Two other top Equifax executives – the chief information officer and the chief security officer – stepped down Sept. 14.
Equifax, based in Atlanta, said this month that hackers had exploited an unpatched flaw in its website software to extract names, Social Security numbers, birth dates, addresses and other information about millions of people.
The company faced a blistering outcry from lawmakers and the public for failing to protect the sensitive data and for a response that many found lackluster. A website Equifax created to provide information on the breach was initially plagued by problems, and the company struggled to keep up with a deluge of questions from confused and alarmed consumers.
Three Equifax executives, including its chief financial officer, John W. Gamble Jr., sold $1.8 million in company shares in the days after the breach was discovered – but before it was publicly disclosed. (Equifax has said the executives were unaware of the breach at the time of their stock sales.)
Smith, 57, had been the chairman and chief executive of Equifax Inc. since 2005. He joined the company after a 22-year career at General Electric that included top executive positions in the conglomerate’s insurance, leasing and asset-management divisions.
Before the data breach at Equifax, Smith was widely admired on Wall Street for developing new products and increasing sales. Equifax had revenue of $3.1 billion last year, up from $1.4 billion the year he took over.

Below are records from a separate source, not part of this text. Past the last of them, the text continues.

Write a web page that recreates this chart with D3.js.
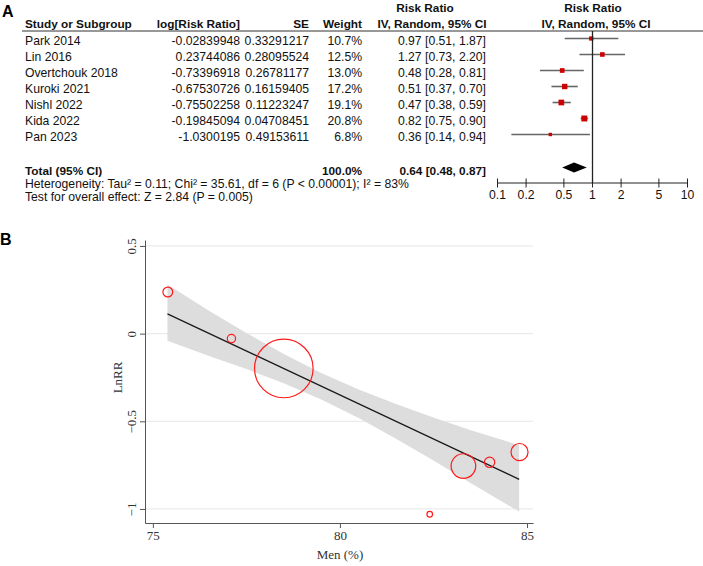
<!DOCTYPE html>
<html lang="en">
<head>
<meta charset="UTF-8">
<title>Risk ratio forest plot and meta-regression</title>
<script src="https://d3js.org/d3.v7.min.js"></script>
<style>
  body { margin: 0; background: #fff; }
  svg { display: block; }
  .tbl text { font-family: "Liberation Sans", Arial, sans-serif; font-size: 12.2px; fill: #111; }
  .tbl .bold { font-weight: bold; font-size: 11.8px; }
  .reg text { font-family: "Liberation Serif", "Times New Roman", serif; font-size: 13px; fill: #333; }
  .panel { font-family: "Liberation Sans", Arial, sans-serif; font-size: 16px; font-weight: bold; fill: #000; }
</style>
</head>
<body>
<svg id="chart" width="703" height="566"></svg>
<script>
// ---- panel A data
const studies = ["Park 2014", "Lin 2016", "Overtchouk 2018", "Kuroki 2021", "Nishl 2022", "Kida 2022", "Pan 2023"];
const logRR = [-0.02839948, 0.23744086, -0.73396918, -0.67530726, -0.75502258, -0.19845094, -1.0300195];
const se = [0.33291217, 0.28095524, 0.26781177, 0.16159405, 0.11223247, 0.04708451, 0.49153611];
const weights = [10.7, 12.5, 13.0, 17.2, 19.1, 20.8, 6.8];
const rr = [0.97, 1.27, 0.48, 0.51, 0.47, 0.82, 0.36];
const rrLow = [0.51, 0.73, 0.28, 0.37, 0.38, 0.75, 0.14];
const rrHigh = [1.87, 2.20, 0.81, 0.70, 0.59, 0.90, 0.94];
const total = { rr: 0.64, lo: 0.48, hi: 0.87, weight: 100.0 };
const rrTicks = [0.1, 0.2, 0.5, 1, 2, 5, 10];

// ---- panel B data
const menPct = [77.1, 75.4, 84.0, 84.8, 83.3, 78.5, 82.4];
const fitX = [75.39, 84.79];
const fitY = [0.113, -0.831];
const bandX = [75.39, 76.5, 77.5, 78.5, 79.5, 80.5, 81.5, 82.5, 83.5, 84.79];
const bandUpper = [0.28, 0.131, 0.004, -0.116, -0.225, -0.319, -0.402, -0.478, -0.551, -0.636];
const bandLower = [-0.04, -0.127, -0.202, -0.283, -0.375, -0.481, -0.600, -0.724, -0.853, -1.015];
const xTicksB = [75, 80, 85];
const yTicksB = [0.5, 0, -0.5, -1];

const svg = d3.select("#chart");

// ================= Panel A =================
const A = svg.append("g").attr("class", "tbl");

svg.append("text").attr("class", "panel").attr("x", 2).attr("y", 17).text("A");

const rowY = d3.scaleLinear().domain([0, 1]).range([41, 57]);
const base = 4; // baseline offset from row centre

// header
const hdr1 = 11.5, hdr2 = 28;
A.append("text").attr("class", "bold").attr("x", 425).attr("y", hdr1).attr("text-anchor", "middle").text("Risk Ratio");
A.append("text").attr("class", "bold").attr("x", 593).attr("y", hdr1).attr("text-anchor", "middle").text("Risk Ratio");
A.append("text").attr("class", "bold").attr("x", 25).attr("y", hdr2).text("Study or Subgroup");
A.append("text").attr("class", "bold").attr("x", 240).attr("y", hdr2).attr("text-anchor", "end").text("log[Risk Ratio]");
A.append("text").attr("class", "bold").attr("x", 309).attr("y", hdr2).attr("text-anchor", "end").text("SE");
A.append("text").attr("class", "bold").attr("x", 362).attr("y", hdr2).attr("text-anchor", "end").text("Weight");
A.append("text").attr("class", "bold").attr("x", 432).attr("y", hdr2).attr("text-anchor", "middle").text("IV, Random, 95% CI");
A.append("text").attr("class", "bold").attr("x", 596).attr("y", hdr2).attr("text-anchor", "middle").text("IV, Random, 95% CI");
A.append("line").attr("x1", 22).attr("x2", 703).attr("y1", 31).attr("y2", 31)
  .attr("stroke", "#333").attr("stroke-width", 1);

// rows
const rows = A.selectAll(".row").data(studies).enter().append("g").attr("class", "row");
rows.append("text").attr("x", 25).attr("y", (d, i) => rowY(i) + base).text(d => d);
rows.append("text").attr("x", 240).attr("y", (d, i) => rowY(i) + base).attr("text-anchor", "end").text((d, i) => String(logRR[i]));
rows.append("text").attr("x", 309).attr("y", (d, i) => rowY(i) + base).attr("text-anchor", "end").text((d, i) => String(se[i]));
rows.append("text").attr("x", 362).attr("y", (d, i) => rowY(i) + base).attr("text-anchor", "end").text((d, i) => weights[i].toFixed(1) + "%");
rows.append("text").attr("x", 486).attr("y", (d, i) => rowY(i) + base).attr("text-anchor", "end")
  .text((d, i) => `${rr[i].toFixed(2)} [${rrLow[i].toFixed(2)}, ${rrHigh[i].toFixed(2)}]`);

// total + footnotes
const totY = 170.5;
A.append("text").attr("class", "bold").attr("x", 25).attr("y", totY + base).text("Total (95% CI)");
A.append("text").attr("class", "bold").attr("x", 362).attr("y", totY + base).attr("text-anchor", "end").text(total.weight.toFixed(1) + "%");
A.append("text").attr("class", "bold").attr("x", 486).attr("y", totY + base).attr("text-anchor", "end")
  .text(`${total.rr.toFixed(2)} [${total.lo.toFixed(2)}, ${total.hi.toFixed(2)}]`);
A.append("text").attr("x", 25).attr("y", 183.5 + base)
  .text("Heterogeneity: Tau² = 0.11; Chi² = 35.61, df = 6 (P < 0.00001); I² = 83%");
A.append("text").attr("x", 25).attr("y", 197 + base)
  .text("Test for overall effect: Z = 2.84 (P = 0.005)");

// forest
const fx = d3.scaleLog().domain([0.1, 10]).range([497.5, 687.5]);
const sq = d3.scaleSqrt().domain([0, 25]).range([0, 6.5]);
const axisY = 183;

A.append("line").attr("x1", fx(1)).attr("x2", fx(1)).attr("y1", 31).attr("y2", axisY)
  .attr("stroke", "#222").attr("stroke-width", 1.3);

rows.append("line")
  .attr("x1", (d, i) => fx(rrLow[i])).attr("x2", (d, i) => fx(rrHigh[i]))
  .attr("y1", (d, i) => rowY(i) - 2.5).attr("y2", (d, i) => rowY(i) - 2.5)
  .attr("stroke", "#666").attr("stroke-width", 1.6);
rows.append("rect")
  .attr("x", (d, i) => fx(rr[i]) - sq(weights[i]) / 2)
  .attr("y", (d, i) => rowY(i) - 2.5 - sq(weights[i]) / 2)
  .attr("width", (d, i) => sq(weights[i]))
  .attr("height", (d, i) => sq(weights[i]))
  .attr("fill", "#cc0000");

const dy = totY - 3;
A.append("path")
  .attr("d", `M${fx(total.lo)},${dy} L${fx(total.rr)},${dy - 5} L${fx(total.hi)},${dy} L${fx(total.rr)},${dy + 5} Z`)
  .attr("fill", "#000");

A.append("line").attr("x1", fx(0.1)).attr("x2", fx(10)).attr("y1", axisY).attr("y2", axisY)
  .attr("stroke", "#222").attr("stroke-width", 1);
const tk = A.selectAll(".rtick").data(rrTicks).enter().append("g").attr("class", "rtick");
tk.append("line").attr("x1", d => fx(d)).attr("x2", d => fx(d)).attr("y1", axisY - 4.5).attr("y2", axisY + 4.5)
  .attr("stroke", "#222");
tk.append("text").attr("x", d => fx(d)).attr("y", axisY + 16).attr("text-anchor", "middle").text(d => d);

// ================= Panel B =================
const B = svg.append("g").attr("class", "reg");

svg.append("text").attr("class", "panel").attr("x", 0).attr("y", 245).text("B");

const x = d3.scaleLinear().domain([74.79, 85.16]).range([145, 533]);
const y = d3.scaleLinear().domain([-1.08, 0.534]).range([523, 240]);

// gridlines
B.append("g").selectAll("line").data(yTicksB).enter().append("line")
  .attr("x1", x(74.79) + 1).attr("x2", x(85.16)).attr("y1", d => y(d)).attr("y2", d => y(d))
  .attr("stroke", "#ebebeb").attr("stroke-width", 1.3);

// confidence band
const band = bandX.map((v, i) => ({ x: v, lo: bandLower[i], hi: bandUpper[i] }));
B.append("path").datum(band)
  .attr("d", d3.area().x(d => x(d.x)).y0(d => y(d.lo)).y1(d => y(d.hi)))
  .attr("fill", "#dddddd");

// fitted line
B.append("path").datum(fitX.map((v, i) => [v, fitY[i]]))
  .attr("d", d3.line().x(d => x(d[0])).y(d => y(d[1])))
  .attr("stroke", "#1a1a1a").attr("stroke-width", 1.3).attr("fill", "none");

// bubbles
const r = d3.scaleLinear().domain([0, 21.24]).range([0, 29.3]);
B.selectAll(".bubble").data(studies).enter().append("circle")
  .attr("cx", (d, i) => x(menPct[i]))
  .attr("cy", (d, i) => y(logRR[i]))
  .attr("r", (d, i) => r(1 / se[i]))
  .attr("fill", "none").attr("stroke", "#ff1a1a").attr("stroke-width", 1.2);

// axes
const xAxis = B.append("g").attr("transform", `translate(0,${y(-1.08)})`)
  .call(d3.axisBottom(x).tickValues(xTicksB).tickSize(5).tickPadding(3).tickSizeOuter(0));
const yAxis = B.append("g").attr("transform", `translate(${x(74.79)},0)`)
  .call(d3.axisLeft(y).tickValues(yTicksB).tickSize(5).tickSizeOuter(0)
    .tickFormat(d => d < 0 ? "\u2212" + Math.abs(d) : d));
[xAxis, yAxis].forEach(g => {
  g.selectAll("path, line").attr("stroke", "#555");
  g.selectAll("text").attr("font-family", "Liberation Serif, Times New Roman, serif")
    .attr("font-size", "13px").attr("fill", "#333");
});
yAxis.selectAll(".tick text")
  .attr("x", null).attr("dy", null).attr("text-anchor", "middle")
  .attr("transform", "translate(-9.5,0) rotate(-90)");

B.append("text").attr("x", x(80)).attr("y", 559).attr("text-anchor", "middle").text("Men (%)");
B.append("text").attr("transform", `translate(122,${y(-0.25)}) rotate(-90)`)
  .attr("text-anchor", "middle").text("LnRR");
</script>
</body>
</html>
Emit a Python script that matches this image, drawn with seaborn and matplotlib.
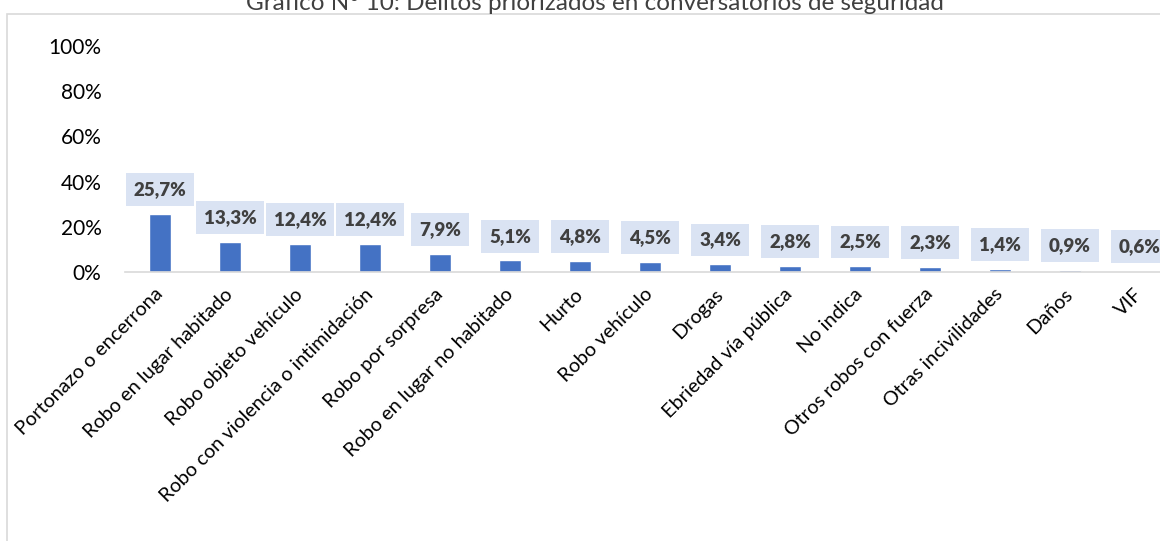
#!/usr/bin/env python3

import seaborn as sns
import matplotlib.pyplot as plt
import pandas as pd
from matplotlib.patches import Rectangle
from matplotlib.ticker import FuncFormatter

categories = ["Portonazo o encerrona", "Robo en lugar habitado", "Robo objeto vehículo",
              "Robo con violencia o intimidación", "Robo por sorpresa",
              "Robo en lugar no habitado", "Hurto", "Robo vehículo", "Drogas",
              "Ebriedad vía pública", "No indica", "Otros robos con fuerza",
              "Otras incivilidades", "Daños", "VIF"]
values = [25.7, 13.3, 12.4, 12.4, 7.9, 5.1, 4.8, 4.5, 3.4, 2.8, 2.5, 2.3, 1.4, 0.9, 0.6]
title = "Gráfico N° 10: Delitos priorizados en conversatorios de seguridad"

bar_color = "#4472C4"
label_bg = "#DAE3F3"
text_color = "#404040"


def plotFig():
    d = pd.DataFrame({"cat": categories, "val": values})

    sns.set_style("white")
    plt.rcParams["font.family"] = ["Lato", "DejaVu Sans"]

    fig = plt.figure(figsize=(11.6, 5.41), dpi=100)
    ax = fig.add_axes([125 / 1160, 1 - 272 / 541, 1050 / 1160, 226 / 541])

    sns.barplot(data=d, x="cat", y="val", color=bar_color, width=0.32,
                saturation=1, ax=ax)

    # data labels in light blue boxes
    for i, v in enumerate(values):
        ax.annotate(f"{v:.1f}%".replace(".", ","), xy=(i, v),
                    xytext=(0, 17.5), textcoords="offset points",
                    ha="center", va="center", fontsize=13.5, fontweight="heavy",
                    color=text_color,
                    bbox=dict(boxstyle="square,pad=0.42", fc=label_bg, ec="none"))

    ax.set_xlim(-0.5, len(categories) - 0.5)
    ax.set_ylim(0, 100)
    ax.set_yticks(range(0, 101, 20))
    ax.yaxis.set_major_formatter(FuncFormatter(lambda y, p: f"{int(y)}%"))
    ax.tick_params(axis="y", length=0, pad=17, labelsize=15, labelcolor="#000000")
    ax.tick_params(axis="x", length=0, pad=14, labelsize=14.3, labelcolor="#000000")
    ax.set_xticks(range(len(categories)))
    ax.set_xticklabels(categories, rotation=45, ha="right", va="center",
                       rotation_mode="anchor")
    ax.set(xlabel="", ylabel="")
    ax.grid(False)
    for s in ["top", "right", "left"]:
        ax.spines[s].set_visible(False)
    ax.spines["bottom"].set_color("#D9D9D9")
    ax.spines["bottom"].set_linewidth(1.2)

    # chart area border
    fig.patches.append(Rectangle((7 / 1160, -0.05), 1.1, 1 - 14 / 541 + 0.05,
                                 transform=fig.transFigure, fill=False,
                                 ec="#D9D9D9", lw=1.2))
    fig.text(595 / 1160, 1 - 3.5 / 541, title, ha="center", va="center",
             fontsize=17.5, color=text_color)

    plt.savefig("out.png", dpi=100)


if __name__ == "__main__":
    plotFig()
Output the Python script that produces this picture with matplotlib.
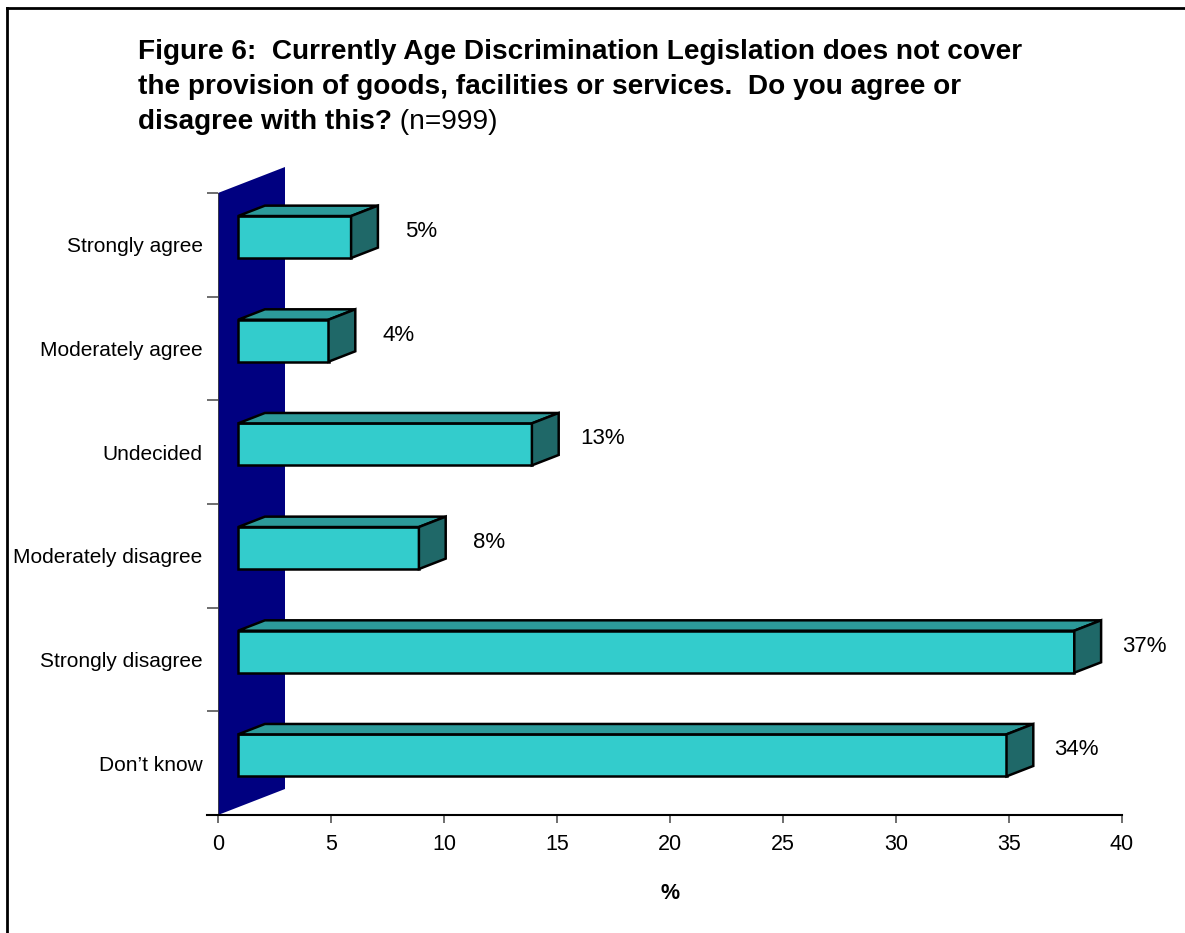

Federal authorities, led by the FBI, have opened a criminal investigation into the cyberattack on Equifax.
More than 30 state attorneys general have begun investigations into the breach, and federal lawmakers from both parties have requested information from Equifax and called for hearings on what went wrong. The Massachusetts attorney general filed a lawsuit against Equifax on Sept. 19 seeking civil damages and other payments. Smith had agreed to testify next month before the House Energy and Commerce Committee.
A North Carolina couple has also filed a lawsuit in Charlotte against credit-reporting company Equifax over the firm’s disclosure this month of a hack that potentially exposed highly personal data of millions of Americans.